We have reanalyzed the Vela's X-ray spectrum inferred from archival Chandra observations (ObsID 127, 131 and 1852). We have employed a magnetic hydrogen (nsmax) atmosphere model from Sherpa package, considering a wide range of possible masses and radii. Our results show that, while the Vela's surface temperature is very close to that derived by Pavlov et al. (2001), the star has likely either large mass ($\ge 1.7$ $M_\odot$) or large radius ($\ge 13$ km).
Using the results of spectral analysis, we have considered the cooling of the Vela pulsar. We have assumed that the star has a nucleon core with strong triplet neutron superfluidity, prohibited (or suppressed) direct Urca process and a partially accreted outer envelope (the so-called minimal cooling paradigm, Page et al. 2004, ApJSS 155, 623).

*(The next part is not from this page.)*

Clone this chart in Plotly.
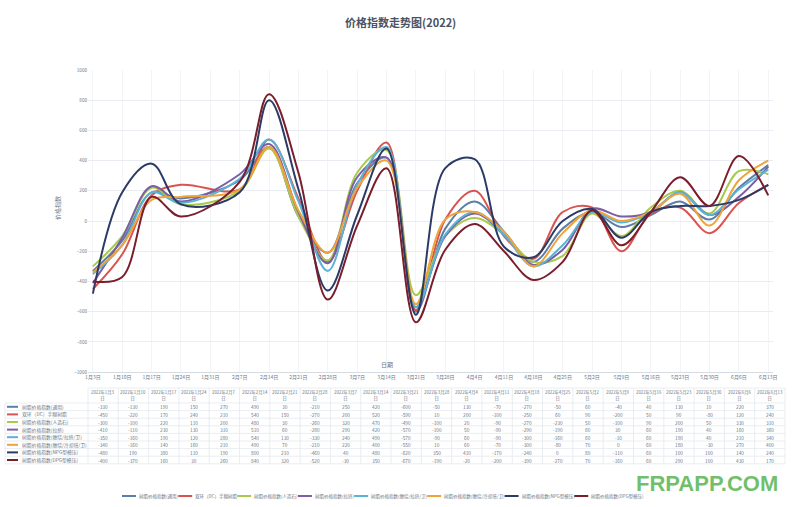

Neutron pairing produces a sufficient enhancement of neutrino emission from the core (compared to the standard neutrino cooling via modified Urca process) so that the neutrino cooling can be responsible for the Vela's low temperature. Employing nuclear physics restrictions on neutron triplet pairing models, we can constrain the mass of the accreted matter (containing light elements) in the Vela's outer envelope.